### Set task
Output every line exactly as written. Leave out pictures.

### Information provided
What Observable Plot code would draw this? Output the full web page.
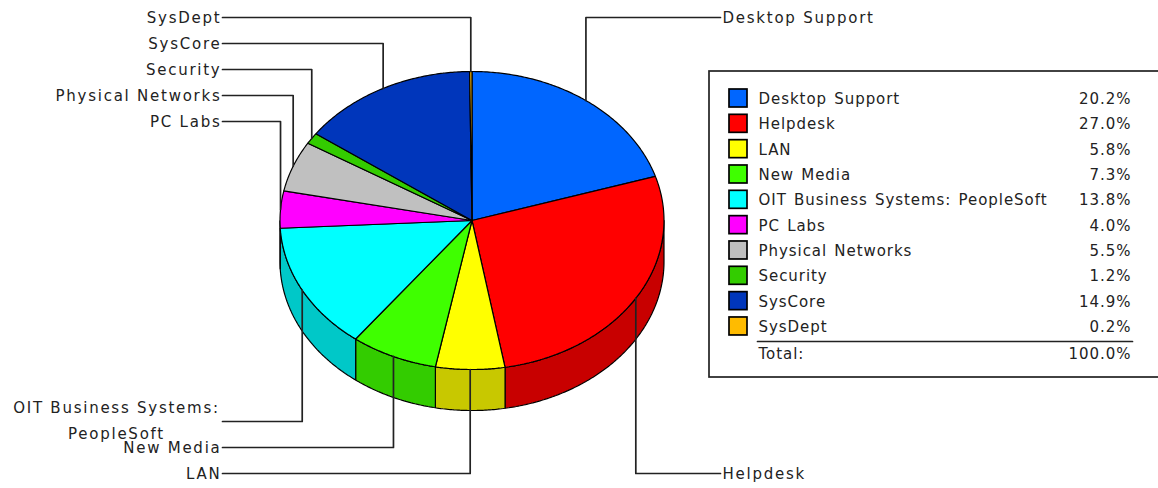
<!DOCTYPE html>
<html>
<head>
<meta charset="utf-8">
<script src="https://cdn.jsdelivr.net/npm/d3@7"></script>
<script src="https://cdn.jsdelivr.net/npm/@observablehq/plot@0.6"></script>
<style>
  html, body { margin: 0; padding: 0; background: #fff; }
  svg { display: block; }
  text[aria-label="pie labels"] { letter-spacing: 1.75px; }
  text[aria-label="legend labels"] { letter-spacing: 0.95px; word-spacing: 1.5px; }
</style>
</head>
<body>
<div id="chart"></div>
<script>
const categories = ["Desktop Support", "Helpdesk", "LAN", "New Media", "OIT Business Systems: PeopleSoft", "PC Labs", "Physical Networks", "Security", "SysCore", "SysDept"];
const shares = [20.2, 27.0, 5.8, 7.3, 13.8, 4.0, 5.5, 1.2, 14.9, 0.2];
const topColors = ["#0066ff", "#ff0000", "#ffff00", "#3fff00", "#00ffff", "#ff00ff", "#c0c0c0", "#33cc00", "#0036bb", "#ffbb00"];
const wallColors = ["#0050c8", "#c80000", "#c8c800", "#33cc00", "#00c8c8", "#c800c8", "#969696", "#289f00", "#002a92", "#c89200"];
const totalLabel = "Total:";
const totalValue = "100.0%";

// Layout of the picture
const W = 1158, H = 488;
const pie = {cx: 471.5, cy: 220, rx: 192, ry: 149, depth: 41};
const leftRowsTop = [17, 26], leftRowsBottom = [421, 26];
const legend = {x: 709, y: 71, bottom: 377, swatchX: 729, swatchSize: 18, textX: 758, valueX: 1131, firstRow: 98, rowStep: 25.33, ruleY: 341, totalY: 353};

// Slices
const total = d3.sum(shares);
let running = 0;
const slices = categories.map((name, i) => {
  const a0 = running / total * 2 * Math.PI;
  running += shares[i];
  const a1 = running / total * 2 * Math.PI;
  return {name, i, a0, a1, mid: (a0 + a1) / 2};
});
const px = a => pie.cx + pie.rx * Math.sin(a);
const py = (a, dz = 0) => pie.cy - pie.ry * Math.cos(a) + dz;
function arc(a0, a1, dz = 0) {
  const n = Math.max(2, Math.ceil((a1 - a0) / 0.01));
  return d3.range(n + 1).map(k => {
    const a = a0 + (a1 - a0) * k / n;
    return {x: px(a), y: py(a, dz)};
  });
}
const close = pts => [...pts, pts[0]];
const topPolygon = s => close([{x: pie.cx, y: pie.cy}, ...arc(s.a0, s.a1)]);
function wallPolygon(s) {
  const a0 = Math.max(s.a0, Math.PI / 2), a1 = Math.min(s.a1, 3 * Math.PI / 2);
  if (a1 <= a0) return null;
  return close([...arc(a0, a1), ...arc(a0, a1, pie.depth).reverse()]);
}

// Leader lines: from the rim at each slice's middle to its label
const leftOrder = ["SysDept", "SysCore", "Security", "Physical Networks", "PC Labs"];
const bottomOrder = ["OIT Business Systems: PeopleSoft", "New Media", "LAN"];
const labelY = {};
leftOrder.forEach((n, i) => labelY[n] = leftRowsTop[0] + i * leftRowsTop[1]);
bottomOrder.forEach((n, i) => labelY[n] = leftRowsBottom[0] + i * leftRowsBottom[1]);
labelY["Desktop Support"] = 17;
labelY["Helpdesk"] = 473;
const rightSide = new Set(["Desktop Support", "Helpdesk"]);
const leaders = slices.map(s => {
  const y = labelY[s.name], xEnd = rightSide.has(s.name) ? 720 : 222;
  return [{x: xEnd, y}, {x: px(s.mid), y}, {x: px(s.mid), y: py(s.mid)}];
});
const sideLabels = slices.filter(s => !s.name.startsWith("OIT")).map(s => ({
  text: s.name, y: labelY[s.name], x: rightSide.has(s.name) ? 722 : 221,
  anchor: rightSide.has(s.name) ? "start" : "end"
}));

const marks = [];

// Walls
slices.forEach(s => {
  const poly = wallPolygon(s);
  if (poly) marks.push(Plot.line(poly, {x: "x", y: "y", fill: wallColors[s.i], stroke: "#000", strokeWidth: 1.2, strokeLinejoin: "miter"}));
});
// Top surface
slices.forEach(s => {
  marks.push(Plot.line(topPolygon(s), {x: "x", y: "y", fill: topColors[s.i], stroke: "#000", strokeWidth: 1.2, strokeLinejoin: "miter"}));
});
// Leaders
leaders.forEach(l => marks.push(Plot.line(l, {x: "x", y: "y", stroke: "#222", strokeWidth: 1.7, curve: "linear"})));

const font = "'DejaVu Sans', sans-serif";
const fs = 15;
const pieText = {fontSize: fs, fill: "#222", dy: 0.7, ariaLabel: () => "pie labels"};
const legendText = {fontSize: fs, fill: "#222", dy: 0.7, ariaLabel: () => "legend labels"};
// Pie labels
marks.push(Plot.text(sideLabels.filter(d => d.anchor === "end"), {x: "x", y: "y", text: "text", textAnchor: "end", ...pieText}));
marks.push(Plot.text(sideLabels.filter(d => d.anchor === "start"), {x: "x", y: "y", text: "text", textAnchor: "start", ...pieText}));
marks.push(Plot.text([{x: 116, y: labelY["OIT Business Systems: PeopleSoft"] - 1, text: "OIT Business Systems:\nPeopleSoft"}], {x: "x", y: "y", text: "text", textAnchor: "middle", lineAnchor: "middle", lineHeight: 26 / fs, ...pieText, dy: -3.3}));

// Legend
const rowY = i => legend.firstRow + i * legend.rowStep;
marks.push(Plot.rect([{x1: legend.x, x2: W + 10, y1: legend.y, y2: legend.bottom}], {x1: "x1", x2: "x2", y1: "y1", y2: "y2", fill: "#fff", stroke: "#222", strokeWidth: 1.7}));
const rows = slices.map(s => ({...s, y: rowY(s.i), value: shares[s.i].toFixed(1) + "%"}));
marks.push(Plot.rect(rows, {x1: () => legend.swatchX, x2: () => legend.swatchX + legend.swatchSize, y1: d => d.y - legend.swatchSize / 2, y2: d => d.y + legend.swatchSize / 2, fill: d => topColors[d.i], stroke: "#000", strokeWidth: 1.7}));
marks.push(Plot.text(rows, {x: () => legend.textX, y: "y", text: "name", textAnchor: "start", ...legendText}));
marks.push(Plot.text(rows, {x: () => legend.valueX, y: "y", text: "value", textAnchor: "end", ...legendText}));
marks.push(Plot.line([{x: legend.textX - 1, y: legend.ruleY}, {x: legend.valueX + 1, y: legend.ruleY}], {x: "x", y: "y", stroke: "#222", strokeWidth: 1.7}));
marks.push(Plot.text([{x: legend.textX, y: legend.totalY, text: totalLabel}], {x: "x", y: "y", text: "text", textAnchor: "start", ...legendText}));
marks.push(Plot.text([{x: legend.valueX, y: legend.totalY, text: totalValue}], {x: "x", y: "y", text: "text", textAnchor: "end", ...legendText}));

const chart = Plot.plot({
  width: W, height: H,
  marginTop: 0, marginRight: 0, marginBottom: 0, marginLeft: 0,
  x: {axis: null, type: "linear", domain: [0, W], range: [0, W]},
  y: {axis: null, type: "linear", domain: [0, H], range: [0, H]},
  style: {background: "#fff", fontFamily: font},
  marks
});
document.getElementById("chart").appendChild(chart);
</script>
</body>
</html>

### Finished answer
What Observable Plot code would draw this? Output the full web page.
<!DOCTYPE html>
<html>
<head>
<meta charset="utf-8">
<script src="https://cdn.jsdelivr.net/npm/d3@7"></script>
<script src="https://cdn.jsdelivr.net/npm/@observablehq/plot@0.6"></script>
<style>
  html, body { margin: 0; padding: 0; background: #fff; }
  svg { display: block; }
  text[aria-label="pie labels"] { letter-spacing: 1.75px; }
  text[aria-label="legend labels"] { letter-spacing: 0.95px; word-spacing: 1.5px; }
</style>
</head>
<body>
<div id="chart"></div>
<script>
const categories = ["Desktop Support", "Helpdesk", "LAN", "New Media", "OIT Business Systems: PeopleSoft", "PC Labs", "Physical Networks", "Security", "SysCore", "SysDept"];
const shares = [20.2, 27.0, 5.8, 7.3, 13.8, 4.0, 5.5, 1.2, 14.9, 0.2];
const topColors = ["#0066ff", "#ff0000", "#ffff00", "#3fff00", "#00ffff", "#ff00ff", "#c0c0c0", "#33cc00", "#0036bb", "#ffbb00"];
const wallColors = ["#0050c8", "#c80000", "#c8c800", "#33cc00", "#00c8c8", "#c800c8", "#969696", "#289f00", "#002a92", "#c89200"];
const totalLabel = "Total:";
const totalValue = "100.0%";

// Layout of the picture
const W = 1158, H = 488;
const pie = {cx: 471.5, cy: 220, rx: 192, ry: 149, depth: 41};
const leftRowsTop = [17, 26], leftRowsBottom = [421, 26];
const legend = {x: 709, y: 71, bottom: 377, swatchX: 729, swatchSize: 18, textX: 758, valueX: 1131, firstRow: 98, rowStep: 25.33, ruleY: 341, totalY: 353};

// Slices
const total = d3.sum(shares);
let running = 0;
const slices = categories.map((name, i) => {
  const a0 = running / total * 2 * Math.PI;
  running += shares[i];
  const a1 = running / total * 2 * Math.PI;
  return {name, i, a0, a1, mid: (a0 + a1) / 2};
});
const px = a => pie.cx + pie.rx * Math.sin(a);
const py = (a, dz = 0) => pie.cy - pie.ry * Math.cos(a) + dz;
function arc(a0, a1, dz = 0) {
  const n = Math.max(2, Math.ceil((a1 - a0) / 0.01));
  return d3.range(n + 1).map(k => {
    const a = a0 + (a1 - a0) * k / n;
    return {x: px(a), y: py(a, dz)};
  });
}
const close = pts => [...pts, pts[0]];
const topPolygon = s => close([{x: pie.cx, y: pie.cy}, ...arc(s.a0, s.a1)]);
function wallPolygon(s) {
  const a0 = Math.max(s.a0, Math.PI / 2), a1 = Math.min(s.a1, 3 * Math.PI / 2);
  if (a1 <= a0) return null;
  return close([...arc(a0, a1), ...arc(a0, a1, pie.depth).reverse()]);
}

// Leader lines: from the rim at each slice's middle to its label
const leftOrder = ["SysDept", "SysCore", "Security", "Physical Networks", "PC Labs"];
const bottomOrder = ["OIT Business Systems: PeopleSoft", "New Media", "LAN"];
const labelY = {};
leftOrder.forEach((n, i) => labelY[n] = leftRowsTop[0] + i * leftRowsTop[1]);
bottomOrder.forEach((n, i) => labelY[n] = leftRowsBottom[0] + i * leftRowsBottom[1]);
labelY["Desktop Support"] = 17;
labelY["Helpdesk"] = 473;
const rightSide = new Set(["Desktop Support", "Helpdesk"]);
const leaders = slices.map(s => {
  const y = labelY[s.name], xEnd = rightSide.has(s.name) ? 720 : 222;
  return [{x: xEnd, y}, {x: px(s.mid), y}, {x: px(s.mid), y: py(s.mid)}];
});
const sideLabels = slices.filter(s => !s.name.startsWith("OIT")).map(s => ({
  text: s.name, y: labelY[s.name], x: rightSide.has(s.name) ? 722 : 221,
  anchor: rightSide.has(s.name) ? "start" : "end"
}));

const marks = [];

// Walls
slices.forEach(s => {
  const poly = wallPolygon(s);
  if (poly) marks.push(Plot.line(poly, {x: "x", y: "y", fill: wallColors[s.i], stroke: "#000", strokeWidth: 1.2, strokeLinejoin: "miter"}));
});
// Top surface
slices.forEach(s => {
  marks.push(Plot.line(topPolygon(s), {x: "x", y: "y", fill: topColors[s.i], stroke: "#000", strokeWidth: 1.2, strokeLinejoin: "miter"}));
});
// Leaders
leaders.forEach(l => marks.push(Plot.line(l, {x: "x", y: "y", stroke: "#222", strokeWidth: 1.7, curve: "linear"})));

const font = "'DejaVu Sans', sans-serif";
const fs = 15;
const pieText = {fontSize: fs, fill: "#222", dy: 0.7, ariaLabel: () => "pie labels"};
const legendText = {fontSize: fs, fill: "#222", dy: 0.7, ariaLabel: () => "legend labels"};
// Pie labels
marks.push(Plot.text(sideLabels.filter(d => d.anchor === "end"), {x: "x", y: "y", text: "text", textAnchor: "end", ...pieText}));
marks.push(Plot.text(sideLabels.filter(d => d.anchor === "start"), {x: "x", y: "y", text: "text", textAnchor: "start", ...pieText}));
marks.push(Plot.text([{x: 116, y: labelY["OIT Business Systems: PeopleSoft"] - 1, text: "OIT Business Systems:\nPeopleSoft"}], {x: "x", y: "y", text: "text", textAnchor: "middle", lineAnchor: "middle", lineHeight: 26 / fs, ...pieText, dy: -3.3}));

// Legend
const rowY = i => legend.firstRow + i * legend.rowStep;
marks.push(Plot.rect([{x1: legend.x, x2: W + 10, y1: legend.y, y2: legend.bottom}], {x1: "x1", x2: "x2", y1: "y1", y2: "y2", fill: "#fff", stroke: "#222", strokeWidth: 1.7}));
const rows = slices.map(s => ({...s, y: rowY(s.i), value: shares[s.i].toFixed(1) + "%"}));
marks.push(Plot.rect(rows, {x1: () => legend.swatchX, x2: () => legend.swatchX + legend.swatchSize, y1: d => d.y - legend.swatchSize / 2, y2: d => d.y + legend.swatchSize / 2, fill: d => topColors[d.i], stroke: "#000", strokeWidth: 1.7}));
marks.push(Plot.text(rows, {x: () => legend.textX, y: "y", text: "name", textAnchor: "start", ...legendText}));
marks.push(Plot.text(rows, {x: () => legend.valueX, y: "y", text: "value", textAnchor: "end", ...legendText}));
marks.push(Plot.line([{x: legend.textX - 1, y: legend.ruleY}, {x: legend.valueX + 1, y: legend.ruleY}], {x: "x", y: "y", stroke: "#222", strokeWidth: 1.7}));
marks.push(Plot.text([{x: legend.textX, y: legend.totalY, text: totalLabel}], {x: "x", y: "y", text: "text", textAnchor: "start", ...legendText}));
marks.push(Plot.text([{x: legend.valueX, y: legend.totalY, text: totalValue}], {x: "x", y: "y", text: "text", textAnchor: "end", ...legendText}));

const chart = Plot.plot({
  width: W, height: H,
  marginTop: 0, marginRight: 0, marginBottom: 0, marginLeft: 0,
  x: {axis: null, type: "linear", domain: [0, W], range: [0, W]},
  y: {axis: null, type: "linear", domain: [0, H], range: [0, H]},
  style: {background: "#fff", fontFamily: font},
  marks
});
document.getElementById("chart").appendChild(chart);
</script>
</body>
</html>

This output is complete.